** Start of Available records **
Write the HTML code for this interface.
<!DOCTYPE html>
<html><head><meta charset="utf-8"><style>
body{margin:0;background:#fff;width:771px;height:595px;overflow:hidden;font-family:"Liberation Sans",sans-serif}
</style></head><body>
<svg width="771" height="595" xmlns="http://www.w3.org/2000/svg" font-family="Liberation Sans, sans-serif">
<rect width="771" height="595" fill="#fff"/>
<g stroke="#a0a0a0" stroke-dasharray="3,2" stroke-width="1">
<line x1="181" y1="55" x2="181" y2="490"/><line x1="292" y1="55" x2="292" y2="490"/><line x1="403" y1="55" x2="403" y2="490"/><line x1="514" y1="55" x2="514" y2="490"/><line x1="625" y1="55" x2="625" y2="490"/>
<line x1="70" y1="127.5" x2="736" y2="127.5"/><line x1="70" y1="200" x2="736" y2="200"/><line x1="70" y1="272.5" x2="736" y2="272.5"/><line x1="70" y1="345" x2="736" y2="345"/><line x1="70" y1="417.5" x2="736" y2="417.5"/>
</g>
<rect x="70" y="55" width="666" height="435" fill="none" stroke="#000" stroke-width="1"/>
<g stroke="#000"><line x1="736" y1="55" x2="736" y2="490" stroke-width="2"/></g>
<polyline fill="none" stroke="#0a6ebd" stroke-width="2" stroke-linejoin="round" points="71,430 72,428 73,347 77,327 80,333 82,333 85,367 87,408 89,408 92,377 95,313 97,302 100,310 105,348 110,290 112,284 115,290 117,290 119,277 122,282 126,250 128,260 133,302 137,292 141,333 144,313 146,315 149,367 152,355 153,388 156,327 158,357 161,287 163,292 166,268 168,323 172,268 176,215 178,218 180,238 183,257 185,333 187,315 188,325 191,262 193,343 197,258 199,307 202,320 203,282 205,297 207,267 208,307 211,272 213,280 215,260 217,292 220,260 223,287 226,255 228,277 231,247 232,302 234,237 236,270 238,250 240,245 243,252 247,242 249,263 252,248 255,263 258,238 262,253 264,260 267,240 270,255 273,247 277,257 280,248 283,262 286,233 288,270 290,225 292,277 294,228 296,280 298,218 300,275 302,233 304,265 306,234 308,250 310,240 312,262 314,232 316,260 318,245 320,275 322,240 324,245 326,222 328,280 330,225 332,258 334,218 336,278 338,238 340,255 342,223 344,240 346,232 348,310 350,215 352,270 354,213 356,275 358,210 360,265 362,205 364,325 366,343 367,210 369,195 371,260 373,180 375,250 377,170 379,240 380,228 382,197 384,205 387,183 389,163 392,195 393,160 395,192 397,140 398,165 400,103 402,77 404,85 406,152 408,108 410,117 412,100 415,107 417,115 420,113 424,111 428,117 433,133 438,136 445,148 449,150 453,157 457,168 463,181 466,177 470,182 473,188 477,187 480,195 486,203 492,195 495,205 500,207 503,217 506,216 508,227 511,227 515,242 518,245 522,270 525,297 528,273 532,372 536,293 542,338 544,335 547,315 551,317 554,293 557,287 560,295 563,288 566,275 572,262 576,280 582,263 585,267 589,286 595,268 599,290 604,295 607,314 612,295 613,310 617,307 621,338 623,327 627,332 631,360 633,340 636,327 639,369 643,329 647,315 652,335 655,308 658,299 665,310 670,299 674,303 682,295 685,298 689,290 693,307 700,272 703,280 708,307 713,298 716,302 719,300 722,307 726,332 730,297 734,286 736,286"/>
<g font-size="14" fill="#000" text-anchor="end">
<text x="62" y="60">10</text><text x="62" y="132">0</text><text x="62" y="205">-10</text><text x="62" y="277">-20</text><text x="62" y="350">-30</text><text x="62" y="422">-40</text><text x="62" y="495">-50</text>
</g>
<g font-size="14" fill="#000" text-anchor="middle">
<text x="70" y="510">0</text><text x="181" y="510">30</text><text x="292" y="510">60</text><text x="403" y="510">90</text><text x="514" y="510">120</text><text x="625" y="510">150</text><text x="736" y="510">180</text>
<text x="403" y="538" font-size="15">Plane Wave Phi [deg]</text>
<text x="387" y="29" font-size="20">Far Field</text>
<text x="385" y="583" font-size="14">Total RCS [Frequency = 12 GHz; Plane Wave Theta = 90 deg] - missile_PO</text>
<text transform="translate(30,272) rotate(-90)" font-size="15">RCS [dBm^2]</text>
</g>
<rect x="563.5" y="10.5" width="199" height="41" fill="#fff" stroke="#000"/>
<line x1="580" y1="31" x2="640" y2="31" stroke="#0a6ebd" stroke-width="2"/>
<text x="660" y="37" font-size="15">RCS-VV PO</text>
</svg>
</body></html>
** End of Available records **
** Start of Available records **
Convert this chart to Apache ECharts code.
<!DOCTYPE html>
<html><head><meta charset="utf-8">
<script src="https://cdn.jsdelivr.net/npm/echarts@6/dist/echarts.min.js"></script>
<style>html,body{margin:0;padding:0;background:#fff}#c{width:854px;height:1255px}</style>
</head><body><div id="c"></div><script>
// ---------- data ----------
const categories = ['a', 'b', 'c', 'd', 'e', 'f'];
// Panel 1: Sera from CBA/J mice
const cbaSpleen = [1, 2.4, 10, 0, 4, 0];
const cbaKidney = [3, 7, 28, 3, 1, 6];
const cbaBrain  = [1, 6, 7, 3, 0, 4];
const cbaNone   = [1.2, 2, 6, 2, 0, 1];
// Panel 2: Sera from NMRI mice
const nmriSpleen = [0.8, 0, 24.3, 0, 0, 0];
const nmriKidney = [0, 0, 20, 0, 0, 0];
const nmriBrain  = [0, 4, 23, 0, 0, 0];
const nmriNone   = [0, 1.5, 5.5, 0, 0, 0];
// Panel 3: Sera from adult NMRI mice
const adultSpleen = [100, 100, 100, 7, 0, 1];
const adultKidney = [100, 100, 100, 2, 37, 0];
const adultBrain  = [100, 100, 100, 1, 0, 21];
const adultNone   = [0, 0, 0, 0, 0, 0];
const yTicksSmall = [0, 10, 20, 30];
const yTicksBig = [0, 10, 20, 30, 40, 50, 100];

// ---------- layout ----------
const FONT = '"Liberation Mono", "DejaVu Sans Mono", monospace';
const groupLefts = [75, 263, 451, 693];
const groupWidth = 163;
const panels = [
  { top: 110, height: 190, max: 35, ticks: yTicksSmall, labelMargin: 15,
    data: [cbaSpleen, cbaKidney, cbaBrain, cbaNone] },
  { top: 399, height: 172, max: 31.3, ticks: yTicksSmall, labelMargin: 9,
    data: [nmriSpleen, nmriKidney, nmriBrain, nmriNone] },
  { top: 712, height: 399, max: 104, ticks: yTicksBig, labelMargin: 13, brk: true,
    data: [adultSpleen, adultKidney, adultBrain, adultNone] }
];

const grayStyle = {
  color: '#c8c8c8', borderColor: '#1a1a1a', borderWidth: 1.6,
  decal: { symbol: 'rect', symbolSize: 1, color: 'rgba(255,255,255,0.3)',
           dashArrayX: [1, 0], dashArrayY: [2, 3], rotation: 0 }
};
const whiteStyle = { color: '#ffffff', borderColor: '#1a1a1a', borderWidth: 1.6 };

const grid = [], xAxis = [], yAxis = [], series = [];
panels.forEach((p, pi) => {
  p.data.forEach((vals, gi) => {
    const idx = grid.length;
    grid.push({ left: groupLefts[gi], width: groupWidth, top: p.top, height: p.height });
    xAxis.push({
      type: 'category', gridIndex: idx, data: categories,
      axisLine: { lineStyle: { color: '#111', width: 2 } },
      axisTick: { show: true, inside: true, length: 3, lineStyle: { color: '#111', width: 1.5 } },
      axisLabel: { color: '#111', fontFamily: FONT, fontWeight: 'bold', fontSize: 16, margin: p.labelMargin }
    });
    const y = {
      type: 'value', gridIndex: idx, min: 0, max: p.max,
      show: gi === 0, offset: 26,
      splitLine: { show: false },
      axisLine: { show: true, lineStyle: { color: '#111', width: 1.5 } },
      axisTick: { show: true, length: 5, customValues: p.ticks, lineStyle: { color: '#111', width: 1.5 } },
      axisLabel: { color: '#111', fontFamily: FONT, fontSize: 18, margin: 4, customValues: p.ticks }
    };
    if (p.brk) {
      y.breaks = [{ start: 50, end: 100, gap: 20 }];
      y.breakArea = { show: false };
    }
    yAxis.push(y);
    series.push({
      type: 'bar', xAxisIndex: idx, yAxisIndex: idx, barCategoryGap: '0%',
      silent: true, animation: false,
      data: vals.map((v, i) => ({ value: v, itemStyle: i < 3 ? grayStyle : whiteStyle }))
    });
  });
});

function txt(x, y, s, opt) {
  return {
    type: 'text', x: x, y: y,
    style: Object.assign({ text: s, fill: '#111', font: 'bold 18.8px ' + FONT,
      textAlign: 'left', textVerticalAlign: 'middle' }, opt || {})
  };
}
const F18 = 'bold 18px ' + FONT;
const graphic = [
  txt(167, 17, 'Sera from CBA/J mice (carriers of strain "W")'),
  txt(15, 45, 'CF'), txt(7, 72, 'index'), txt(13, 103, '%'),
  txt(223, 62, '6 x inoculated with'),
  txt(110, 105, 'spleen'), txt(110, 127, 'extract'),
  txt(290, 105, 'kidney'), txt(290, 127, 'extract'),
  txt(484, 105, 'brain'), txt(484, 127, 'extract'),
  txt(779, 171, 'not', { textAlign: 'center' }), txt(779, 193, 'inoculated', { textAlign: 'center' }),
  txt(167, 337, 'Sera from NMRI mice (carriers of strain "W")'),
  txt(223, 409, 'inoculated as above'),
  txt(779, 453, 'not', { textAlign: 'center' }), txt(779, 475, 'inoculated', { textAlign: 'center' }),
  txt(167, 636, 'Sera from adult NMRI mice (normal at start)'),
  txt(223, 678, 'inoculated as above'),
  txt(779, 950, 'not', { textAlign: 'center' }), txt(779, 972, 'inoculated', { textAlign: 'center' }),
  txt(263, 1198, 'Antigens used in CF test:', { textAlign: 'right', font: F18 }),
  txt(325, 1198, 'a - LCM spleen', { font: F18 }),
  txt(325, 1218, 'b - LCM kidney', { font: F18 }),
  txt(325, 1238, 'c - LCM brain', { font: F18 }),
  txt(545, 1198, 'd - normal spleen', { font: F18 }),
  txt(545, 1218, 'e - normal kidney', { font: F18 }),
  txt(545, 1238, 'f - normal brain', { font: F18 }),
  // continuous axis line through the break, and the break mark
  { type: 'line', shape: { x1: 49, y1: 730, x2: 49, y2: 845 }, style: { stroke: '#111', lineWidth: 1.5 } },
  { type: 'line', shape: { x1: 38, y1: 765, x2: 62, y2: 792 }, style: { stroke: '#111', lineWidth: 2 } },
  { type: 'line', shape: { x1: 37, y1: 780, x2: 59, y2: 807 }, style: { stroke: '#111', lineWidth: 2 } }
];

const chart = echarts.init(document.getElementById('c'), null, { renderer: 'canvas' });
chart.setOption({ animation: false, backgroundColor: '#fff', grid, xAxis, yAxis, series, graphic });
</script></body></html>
** End of Available records **
## [Requirements]
Return every line holding the word "this" from the records.

## [Written response]
Write the HTML code for this interface.
Convert this chart to Apache ECharts code.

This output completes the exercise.